I would argue, then, that glib dismissal is misguided. Rather, the safest and most promising option in the absence of answers to all relevant questions, is to optimize the annual exam, not discard it. There is no need for a battery of perfunctory procedures or ridiculously low-yield lab tests. But these could be replaced with a review of lifestyle practices and use of relevant preventive services; with time for pertinent, customized lifestyle counseling; and with attention to whatever happens to be on a patient’s mind, building that very thing to which modern, evidence-based medicine may pay all too little attention: a relationship. A fundamental human connection.Read the whole thing.
The writer makes some good points, as does Dr. Emanual.

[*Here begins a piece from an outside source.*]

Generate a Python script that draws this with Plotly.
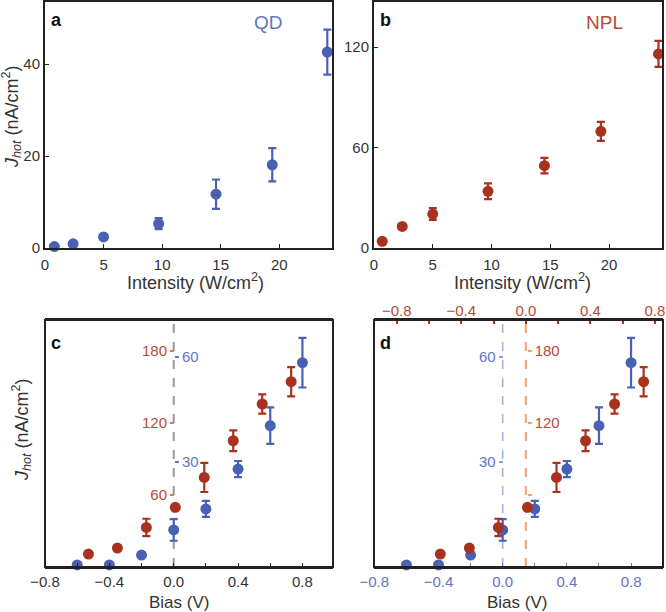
import plotly.graph_objects as go

# ---------------- data ----------------
# panel a: QD, J_hot vs intensity
qd_intensity = [0.8, 2.4, 5.0, 9.7, 14.6, 19.4, 24.1]
qd_j = [0.3, 0.9, 2.4, 5.3, 11.7, 18.1, 42.6]
qd_err = [0.0, 0.0, 0.0, 1.2, 3.2, 3.6, 4.9]

# panel b: NPL, J_hot vs intensity
npl_intensity = [0.7, 2.4, 5.0, 9.7, 14.5, 19.3, 24.2]
npl_j = [4.0, 12.9, 20.3, 33.9, 49.2, 69.7, 116.0]
npl_err = [0.0, 0.0, 3.5, 4.7, 4.6, 5.7, 7.8]

# panels c, d: J_hot vs bias
qd_bias = [-0.6, -0.4, -0.2, 0.0, 0.2, 0.4, 0.6, 0.8]
qd_jb = [0.6, 0.6, 3.4, 10.6, 16.6, 28.0, 40.4, 58.4]
qd_jb_err = [0.0, 0.0, 0.0, 3.1, 2.3, 2.3, 5.2, 7.1]

npl_bias = [-0.53, -0.35, -0.17, 0.01, 0.19, 0.37, 0.55, 0.73]
npl_jb = [10.8, 15.8, 33.0, 49.7, 74.6, 105.2, 135.8, 154.4]
npl_jb_err = [0.0, 0.0, 7.2, 0.0, 12.1, 8.7, 8.0, 12.2]

int_ticks = [0, 5, 10, 15, 20]
qd_yticks = [0, 20, 40]
npl_yticks = [0, 60, 120]
bias_ticks = [-0.8, -0.4, 0.0, 0.4, 0.8]
qd_inner_ticks = [30, 60]
npl_inner_ticks = [60, 120, 180]

# ---------------- style ----------------
W, H = 666, 612
BLUE = "#4a60b4"
RED = "#a8321e"
BLUE_TXT = "#6275c6"
RED_TXT = "#b84a36"
FONT = "Liberation Sans, Arial, sans-serif"
TXT = "#333333"
FRAME = "#222222"


def px(v):
    return v / W


def py(v):
    return 1 - v / H


dom_ax = [px(45), px(332)]
dom_bx = [px(374), px(662)]
dom_cx = [px(45), px(333)]
dom_dx = [px(374), px(663)]
dom_top = [py(248), py(2)]
dom_bot = [py(567), py(320)]

marker_blue = dict(color=BLUE, size=11)
marker_red = dict(color=RED, size=11)


def err(arr, color):
    return dict(type="data", array=arr, visible=True, color=color, thickness=2.2, width=4)


fig = go.Figure()

fig.add_trace(go.Scatter(x=qd_intensity, y=qd_j, mode="markers", marker=marker_blue,
                         error_y=err(qd_err, BLUE), xaxis="x", yaxis="y",
                         cliponaxis=False, showlegend=False))
fig.add_trace(go.Scatter(x=npl_intensity, y=npl_j, mode="markers", marker=marker_red,
                         error_y=err(npl_err, RED), xaxis="x2", yaxis="y2",
                         cliponaxis=False, showlegend=False))
# panel c (blue on base axes, red on overlaid y axis)
fig.add_trace(go.Scatter(x=qd_bias, y=qd_jb, mode="markers", marker=marker_blue,
                         error_y=err(qd_jb_err, BLUE), xaxis="x3", yaxis="y3",
                         cliponaxis=False, showlegend=False))
fig.add_trace(go.Scatter(x=npl_bias, y=npl_jb, mode="markers", marker=marker_red,
                         error_y=err(npl_jb_err, RED), xaxis="x3", yaxis="y5",
                         cliponaxis=False, showlegend=False))
# panel d (blue on bottom/left axes, red on top/right overlaid axes)
fig.add_trace(go.Scatter(x=qd_bias, y=qd_jb, mode="markers", marker=marker_blue,
                         error_y=err(qd_jb_err, BLUE), xaxis="x4", yaxis="y4",
                         cliponaxis=False, showlegend=False))
fig.add_trace(go.Scatter(x=npl_bias, y=npl_jb, mode="markers", marker=marker_red,
                         error_y=err(npl_jb_err, RED), xaxis="x5", yaxis="y6",
                         cliponaxis=False, showlegend=False))

TF = 15
tickfont = dict(family=FONT, size=TF, color=TXT)
frame = dict(showline=True, linecolor=FRAME, linewidth=2, mirror=True,
             showgrid=False, zeroline=False, automargin=False, ticklabeloverflow="allow")
noframe = dict(showline=False, showgrid=False, zeroline=False, automargin=False,
               ticklabeloverflow="allow")

BLUE_MAX = 70.6
RED_MAX = 205.8

layout = dict(
    template="none",
    width=W, height=H, margin=dict(l=0, r=0, t=0, b=0, pad=0, autoexpand=False),
    paper_bgcolor="white", plot_bgcolor="white",
    font=dict(family=FONT, color=TXT),
    xaxis=dict(domain=dom_ax, anchor="y", range=[0, 24.5], tickvals=int_ticks,
               ticks="inside", ticklen=4, tickcolor=FRAME, tickfont=tickfont,
               ticklabelstandoff=2, **frame),
    yaxis=dict(domain=dom_top, anchor="x", range=[0, 53.5], tickvals=qd_yticks,
               ticks="inside", ticklen=4, tickcolor=FRAME, tickfont=tickfont, **frame),
    xaxis2=dict(domain=dom_bx, anchor="y2", range=[0, 24.5], tickvals=int_ticks,
                ticks="inside", ticklen=4, tickcolor=FRAME, tickfont=tickfont,
                ticklabelstandoff=2, **frame),
    yaxis2=dict(domain=dom_top, anchor="x2", range=[0, 147], tickvals=npl_yticks,
                ticks="inside", ticklen=4, tickcolor=FRAME, tickfont=tickfont, **frame),
    # panel c
    xaxis3=dict(domain=dom_cx, anchor="y3", range=[-0.8, 0.99], tickvals=bias_ticks,
                tickformat=".1f", ticks="inside", ticklen=4, tickcolor=FRAME,
                tickfont=tickfont,
                minor=dict(dtick=0.2, tick0=0, ticks="inside", ticklen=4, tickcolor=FRAME),
                **frame),
    yaxis3=dict(domain=dom_bot, anchor="free", position=px(174), side="right",
                range=[0, BLUE_MAX], tickvals=qd_inner_ticks, ticks="outside", ticklen=4,
                tickwidth=1.5, tickcolor=BLUE_TXT,
                tickfont=dict(family=FONT, size=TF, color=BLUE_TXT), **noframe),
    yaxis5=dict(overlaying="y3", anchor="free", position=px(174), side="left",
                range=[0, RED_MAX], tickvals=npl_inner_ticks, ticks="outside", ticklen=4,
                tickwidth=1.5, tickcolor="#e07a50",
                tickfont=dict(family=FONT, size=TF, color=RED_TXT), **noframe),
    # panel d
    xaxis4=dict(domain=dom_dx, anchor="y4", range=[-0.802, 0.999], tickvals=bias_ticks,
                tickformat=".1f", ticks="inside", ticklen=4, tickcolor=BLUE_TXT,
                tickfont=dict(family=FONT, size=TF, color=BLUE_TXT),
                minor=dict(dtick=0.2, tick0=0, ticks="inside", ticklen=4, tickcolor=BLUE_TXT),
                **frame),
    xaxis5=dict(overlaying="x4", anchor="y4", side="top", range=[-0.941, 0.85],
                tickvals=bias_ticks, tickformat=".1f", ticks="inside", ticklen=4,
                tickcolor=RED, tickwidth=1.5,
                tickfont=dict(family=FONT, size=TF, color=RED_TXT),
                minor=dict(dtick=0.2, tick0=0, ticks="inside", ticklen=4, tickcolor=RED),
                **noframe),
    yaxis4=dict(domain=dom_bot, anchor="free", position=px(502.7), side="left",
                range=[0, BLUE_MAX], tickvals=qd_inner_ticks, ticks="outside", ticklen=4,
                tickwidth=1.5, tickcolor="#8fa0dc",
                tickfont=dict(family=FONT, size=TF, color=BLUE_TXT), **noframe),
    yaxis6=dict(overlaying="y4", anchor="free", position=px(526.7), side="right",
                range=[0, RED_MAX], tickvals=npl_inner_ticks,
                ticktext=["", "120", "180"], ticks="outside", ticklen=4,
                tickwidth=1.5, tickcolor="#f0a070",
                tickfont=dict(family=FONT, size=TF, color=RED_TXT), **noframe),
)
fig.update_layout(**layout)

# frames (left/right sides) for panels c and d
for xr, yr in [("x3", "y3"), ("x4", "y4")]:
    fig.add_shape(type="rect", xref=f"{xr} domain", yref=f"{yr} domain",
                  x0=0, x1=1, y0=0, y1=1, line=dict(color=FRAME, width=2),
                  fillcolor="rgba(0,0,0,0)", layer="above")

# dashed reference lines at zero bias
fig.add_shape(type="line", xref="x3", yref="y3 domain", x0=0, x1=0, y0=0, y1=1,
              line=dict(color="#9a9a9a", width=2, dash="dash"), layer="below")
fig.add_shape(type="line", xref="x4", yref="y4 domain", x0=0, x1=0, y0=0, y1=1,
              line=dict(color="#a3b3e6", width=1.6, dash="dash"), layer="below")
fig.add_shape(type="line", xref="x5", yref="y4 domain", x0=0, x1=0, y0=0, y1=1,
              line=dict(color="#f4a26a", width=2, dash="dash"), layer="below")

ann = []
lab = dict(family=FONT, size=18, color="#111111")
for name, xr, yr, yy in [("a", "x", "y", 0.925), ("b", "x2", "y2", 0.925),
                         ("c", "x3", "y3", 0.905), ("d", "x4", "y4", 0.905)]:
    ann.append(dict(text=f"<b>{name}</b>", xref=f"{xr} domain", yref=f"{yr} domain",
                    x=0.015, y=yy, xanchor="left", yanchor="middle",
                    showarrow=False, font=lab))
ann.append(dict(text="QD", xref="x domain", yref="y domain", x=0.78, y=0.915,
                xanchor="center", yanchor="middle",
                showarrow=False, font=dict(family=FONT, size=19, color=BLUE_TXT)))
ann.append(dict(text="NPL", xref="x2 domain", yref="y2 domain", x=0.80, y=0.915,
                xanchor="center", yanchor="middle",
                showarrow=False, font=dict(family=FONT, size=19, color=RED_TXT)))

title_font = dict(family=FONT, size=18, color=TXT)
bias_font = dict(family=FONT, size=17, color=TXT)
C = dict(xanchor="center", yanchor="middle", showarrow=False, xref="paper", yref="paper")
xt = "Intensity (W/cm<sup>2</sup>)"
ann.append(dict(text=xt, x=px(195), y=py(282), font=title_font, **C))
ann.append(dict(text=xt, x=px(522), y=py(282), font=title_font, **C))
ann.append(dict(text="Bias (V)", x=px(179), y=py(602), font=bias_font, borderpad=0, **C))
ann.append(dict(text="Bias (V)", x=px(517), y=py(602), font=bias_font, borderpad=0, **C))
yt = "<i>J</i><sub><i>hot</i></sub> (nA/cm<sup>2</sup>)"
ann.append(dict(text=yt, x=px(12), y=py(117), textangle=-90, font=title_font, **C))
ann.append(dict(text=yt, x=px(22), y=py(430), textangle=-90, font=title_font, **C))
fig.update_layout(annotations=ann)

fig.write_html("out.html")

The problem has long been payers requrements for certain items to be performed during a physical that have not been changed or challenged in years, and make alot of what is done at a physical an anacronistic exercise. The examination of every organ system is not very helpful and of low yield in most circumstances, but necesary to document to satisfy parors. Medicare, to its credit, allows a annual exam that actually does not require any actual examination of the patient other than vital signs and some assesment of cognitive status.
The writer is correct that there are items that are very pertinent to ones health that it is helapful for the physician to discuss with our patients, and this is generally what is done at a annual exam. Lab testing and EKGs may be unnecessay to a large degree, but patients often perceive the lack of this testing to be a sign that the doctor is less than thorough in their evaluation.
If every recommendation of the Cochrane Collaboration is to be practiced, physicians will do little else than tell people to lose weight and quit smoking. They seem to see no value in any preventative medicine and are too concerned about the anxiety of testing.
In defense of an annual physical, and to quote a famous cardiologist (not me!), "You can't find what you don't look for and you only look for what you know".
In my 37 years of practice I have seen the typical age of someone thought to be elderly (for medical purposes) climb from 65 to 85-95. Did this happen by devine intervention or did some other form of intervention occur...e.g., identification and treatment of diabetes, hypertension, obesity, inactivity, anemias, not to mention various cardiac maladies. How many early GI malignancies have been put to rest by various forms of regular screening. The list is endless.
Those of us who take care of individuals and their families will lose no sleep by continuing to do what doctors are supposed to do. I still place my trust in HIppocrates and Maimonides. As for Emanual, let him testify before Congress and pontificate in the clouds.
It's a weak defense at best. For example, unless you have a concierge doctor (and even then maybe not), what are the chances that the doctor who answers your call at 3 AM will be the doctor you saw for you annual checkup?
And if you are admitted to a hospital, you will be cared for by a panel of rotating hospitalists, not the doc who knows you.